Data provided =>
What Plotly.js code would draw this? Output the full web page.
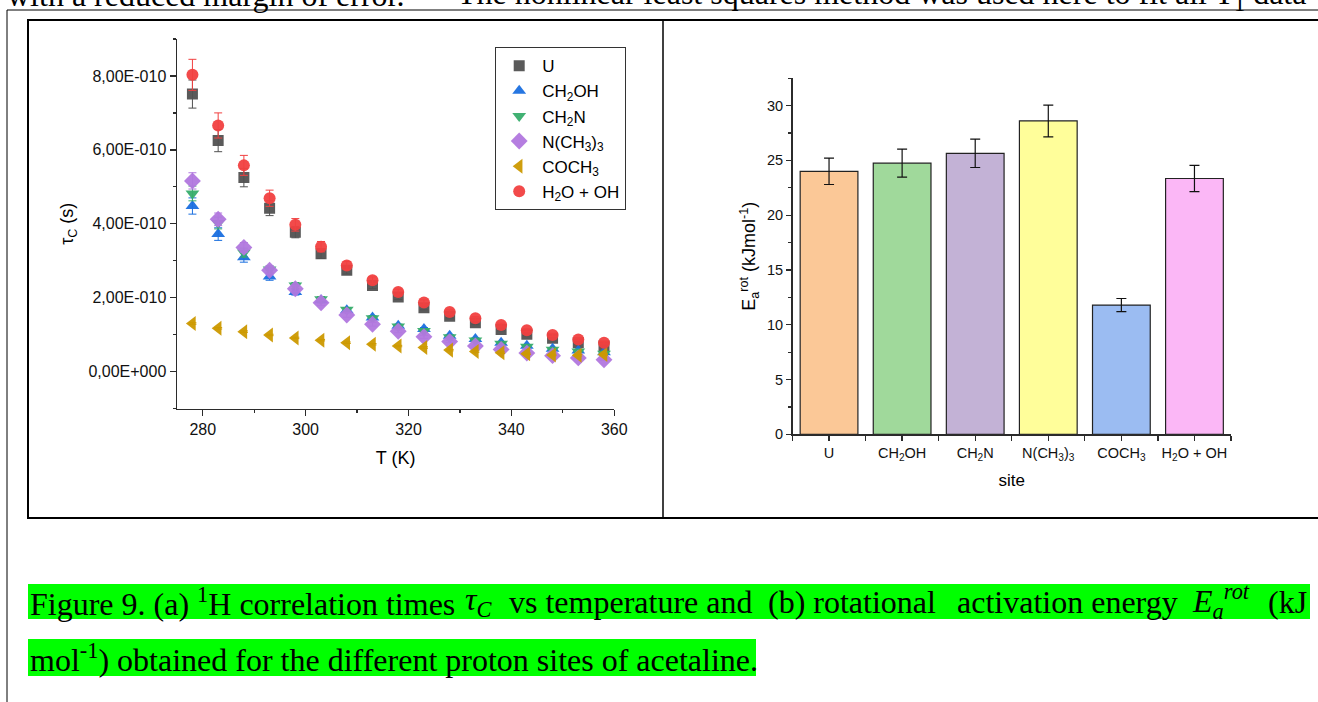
<!DOCTYPE html>
<html>
<head>
<meta charset="utf-8">
<script src="https://cdn.plot.ly/plotly-3.0.1.min.js"></script>
<style>
html,body{margin:0;padding:0;background:#fff;}
#chart{width:1318px;height:702px;}
</style>
</head>
<body>
<div id="chart"></div>
<script>
// ---------- Data (a): correlation times, in units of 1e-10 s ----------
const temperatureK = [278,283,288,293,298,303,308,313,318,323,328,333,338,343,348,353,358];
const tauU      = [7.51,6.25,5.25,4.42,3.77,3.19,2.74,2.33,2.02,1.73,1.50,1.32,1.14,1.01,0.90,0.78,0.69];
const tauCH2OH  = [4.48,3.72,3.09,2.57,2.15,1.93,1.66,1.46,1.24,1.15,0.97,0.88,0.78,0.70,0.62,0.57,0.52];
const tauCH2N   = [4.82,4.02,3.22,2.76,2.33,1.96,1.67,1.44,1.22,1.10,0.93,0.84,0.75,0.67,0.59,0.54,0.48];
const tauNMe3   = [5.16,4.12,3.36,2.74,2.24,1.86,1.53,1.28,1.09,0.94,0.81,0.69,0.60,0.50,0.43,0.37,0.32];
const tauCOCH3  = [1.30,1.17,1.08,0.99,0.91,0.85,0.78,0.74,0.69,0.65,0.58,0.54,0.51,0.48,0.45,0.44,0.46];
const tauH2OOH  = [8.03,6.66,5.58,4.69,3.97,3.38,2.87,2.47,2.15,1.87,1.61,1.44,1.26,1.12,0.99,0.87,0.78];
const errU      = [0.38,0.30,0.25,0.20,0.15,0.13,0.10,0.08,0.07,0.06,0.05,0.05,0.04,0.04,0.03,0.03,0.03];
const errCH2OH  = [0.22,0.17,0.13,0.10,0.08,0.07,0.06,0.05,0.04,0.04,0.03,0.03,0.03,0.02,0.02,0.02,0.02];
const errCH2N   = [0.20,0.16,0.12,0.10,0.08,0.07,0.06,0.05,0.04,0.04,0.03,0.03,0.03,0.02,0.02,0.02,0.02];
const errNMe3   = [0.22,0.17,0.13,0.10,0.08,0.07,0.06,0.05,0.04,0.04,0.03,0.03,0.03,0.02,0.02,0.02,0.02];
const errCOCH3  = [0.02,0.02,0.02,0.02,0.02,0.02,0.02,0.02,0.02,0.02,0.02,0.02,0.02,0.02,0.02,0.02,0.02];
const errH2OOH  = [0.42,0.34,0.27,0.22,0.17,0.14,0.11,0.09,0.08,0.07,0.06,0.05,0.05,0.04,0.04,0.03,0.03];
const seriesNames = ['U','CH<sub>2</sub>OH','CH<sub>2</sub>N','N(CH<sub>3</sub>)<sub>3</sub>','COCH<sub>3</sub>','H<sub>2</sub>O + OH'];
const tauTickVals   = [0,2,4,6,8];
const tauTickLabels = ['0,00E+000','2,00E-010','4,00E-010','6,00E-010','8,00E-010'];
const tauMinorVals  = [-1,1,3,5,7,9];

// ---------- Data (b): rotational activation energy ----------
const sites   = ['U','CH<sub>2</sub>OH','CH<sub>2</sub>N','N(CH<sub>3</sub>)<sub>3</sub>','COCH<sub>3</sub>','H<sub>2</sub>O + OH'];
const eaRot   = [24.0,24.75,25.65,28.6,11.8,23.35];
const eaErr   = [1.2,1.28,1.3,1.45,0.6,1.2];

// ---------- Styling ----------
const UNIT = 1e-10;
const W = 1318, H = 702;
const px = x => x / W;
const py = y => 1 - y / H;
const FONT = 'Arial, "Liberation Sans", sans-serif';
const SERIF = '"Times New Roman", "Liberation Serif", serif';
const AX = '#2b2b2b';
const CAP = 32;

const styles = [
  {symbol:'square',        size:11, color:'#515151'},
  {symbol:'triangle-up',   size:12, color:'#1A6FDF'},
  {symbol:'triangle-down', size:12, color:'#37AD6B'},
  {symbol:'diamond',       size:13, color:'#B177DE'},
  {symbol:'triangle-left', size:13, color:'#CC9900'},
  {symbol:'circle',        size:12, color:'#F14040'}
];
const tauSeries = [tauU,tauCH2OH,tauCH2N,tauNMe3,tauCOCH3,tauH2OOH];
const errSeries = [errU,errCH2OH,errCH2N,errNMe3,errCOCH3,errH2OOH];

const traces = tauSeries.map((vals,i) => ({
  type:'scatter', mode:'markers', name:seriesNames[i],
  x: temperatureK, y: vals.map(v => v*UNIT),
  marker:{symbol:styles[i].symbol, size:styles[i].size, color:styles[i].color, opacity:0.95, line:{width:0}},
  error_y:{type:'data', array: errSeries[i].map(v => v*UNIT), visible:true, color:styles[i].color, thickness:1, width:4},
  xaxis:'x', yaxis:'y'
}));

traces.push({
  type:'bar', x: sites.map((_,i)=>i), y: eaRot, width:0.79, showlegend:false,
  marker:{color:['#FBC897','#A0D99B','#C3B2D6','#FFFE9A','#9BBCF2','#FBB7F6'], line:{color:'#222', width:1.2}},
  error_y:{type:'data', array: eaErr, visible:true, color:'#111', thickness:1.2, width:5},
  xaxis:'x2', yaxis:'y2'
});

const axisCommon = {
  showline:true, linecolor:AX, linewidth:1.5, mirror:false,
  ticks:'outside', ticklen:6, tickwidth:1.3, tickcolor:AX,
  showgrid:false, zeroline:false, fixedrange:true
};

const capFont = {family:SERIF, size:CAP, color:'#000'};
const topFont = {family:SERIF, size:CAP, color:'#000'};
const capAnn = (x, text, anchor) => ({xref:'paper', yref:'paper', x:px(x), y:py(601.5), xanchor:anchor||'left', yanchor:'middle', showarrow:false, text:text, font:capFont});

const layout = {
  width:W, height:H, margin:{l:0,r:0,t:0,b:0},
  paper_bgcolor:'#ffffff', plot_bgcolor:'rgba(0,0,0,0)',
  font:{family:FONT, color:'#000'},
  showlegend:true,
  legend:{x:px(495), y:py(47), xanchor:'left', yanchor:'top', bgcolor:'#fff',
          bordercolor:'#333', borderwidth:1.2, font:{family:FONT, size:17, color:'#000'}, itemwidth:36},
  xaxis: Object.assign({}, axisCommon, {
    domain:[px(177), px(614.3)], range:[275,360], anchor:'y',
    tick0:280, dtick:20, tickfont:{size:16, family:FONT, color:'#111'},
    minor:{ticks:'outside', ticklen:3, tickwidth:1.2, tickcolor:AX, tick0:280, dtick:10},
    title:{text:'T (K)', font:{size:18, family:FONT, color:'#000'}, standoff:14}
  }),
  yaxis: Object.assign({}, axisCommon, {
    domain:[py(408.5), py(39)], range:[-1*UNIT, 9*UNIT], anchor:'x',
    tickmode:'array', tickvals: tauTickVals.map(v=>v*UNIT), ticktext: tauTickLabels,
    tickfont:{size:16, family:FONT, color:'#111'},
    minor:{ticks:'outside', ticklen:3, tickwidth:1.2, tickcolor:AX, tickmode:'array', tickvals: tauMinorVals.map(v=>v*UNIT)},
    title:{text:'τ<sub>C</sub> (s)', font:{size:18, family:FONT, color:'#000'}, standoff:10}
  }),
  xaxis2: Object.assign({}, axisCommon, {
    domain:[px(792.5), px(1231)], range:[-0.5,5.5], anchor:'y2',
    tickmode:'array', tickvals: sites.map((_,i)=>i), ticktext: sites,
    tickfont:{size:14.5, family:FONT, color:'#111'}, ticklen:5,
    minor:{ticks:'outside', ticklen:5, tickwidth:1.2, tickcolor:AX, tickmode:'array', tickvals: sites.map((_,i)=>i-0.5).concat([sites.length-0.5])},
    title:{text:'site', font:{size:17, family:FONT, color:'#000'}, standoff:12}
  }),
  yaxis2: Object.assign({}, axisCommon, {
    domain:[py(434.4), py(78.2)], range:[0,32.5], anchor:'x2',
    tick0:0, dtick:5, tickfont:{size:14.5, family:FONT, color:'#111'}, ticklen:5,
    minor:{ticks:'outside', ticklen:3, tickwidth:1.2, tickcolor:AX, tick0:0, dtick:2.5},
    title:{text:'E<sub>a</sub><sup>rot</sup> (kJmol<sup>-1</sup>)', font:{size:18, family:FONT, color:'#000'}, standoff:6}
  }),
  shapes:[
    // highlight bands behind caption
    {type:'rect', xref:'paper', yref:'paper', x0:px(28), x1:px(1310), y0:py(619), y1:py(584), fillcolor:'#00ff00', line:{width:0}, layer:'below'},
    {type:'rect', xref:'paper', yref:'paper', x0:px(28), x1:px(756), y0:py(676), y1:py(639), fillcolor:'#00ff00', line:{width:0}, layer:'below'},
    // page frame
    {type:'line', xref:'paper', yref:'paper', x0:px(7), x1:1, y0:py(10), y1:py(10), line:{color:'#000', width:1}},
    {type:'line', xref:'paper', yref:'paper', x0:px(7), x1:px(7), y0:py(10), y1:0, line:{color:'#000', width:1}},
    // table cells
    {type:'rect', xref:'paper', yref:'paper', x0:px(28), x1:px(1330), y0:py(518), y1:py(20), line:{color:'#000', width:2}},
    {type:'line', xref:'paper', yref:'paper', x0:px(663), x1:px(663), y0:py(518), y1:py(20), line:{color:'#000', width:1.5}}
  ],
  annotations:[
    // preceding paragraph line, cut off at the top edge
    {xref:'paper', yref:'paper', x:px(5), y:py(15), xanchor:'left', yanchor:'bottom', showarrow:false,
     text:'with a reduced margin of error.', font:topFont},
    {xref:'paper', yref:'paper', x:px(1308), y:py(18), xanchor:'right', yanchor:'bottom', showarrow:false,
     text:'The nonlinear least squares method was used here to fit all T<sub>1</sub> data', font:topFont},
    // caption line 1 (justified, placed in chunks)
    capAnn(28, 'Figure 9. (a) <sup>1</sup>H correlation times'),
    capAnn(463, '<i>τ<sub>C</sub></i>'),
    capAnn(507, 'vs temperature and'),
    capAnn(766, '(b) rotational'),
    capAnn(1180, 'activation energy', 'right'),
    capAnn(1190, '<i>E<sub>a</sub><sup>rot</sup></i>'),
    capAnn(1309, '(kJ', 'right'),
    // caption line 2
    {xref:'paper', yref:'paper', x:px(28), y:py(657.5), xanchor:'left', yanchor:'middle', showarrow:false,
     text:'mol<sup>-1</sup>) obtained for the different proton sites of acetaline.', font:capFont}
  ]
};

Plotly.newPlot('chart', traces, layout, {displayModeBar:false, staticPlot:true});
</script>
</body>
</html>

Aim => Show the lines that mention the word "page".

Solution =>
What Plotly.js code would draw this? Output the full web page.
    // page frame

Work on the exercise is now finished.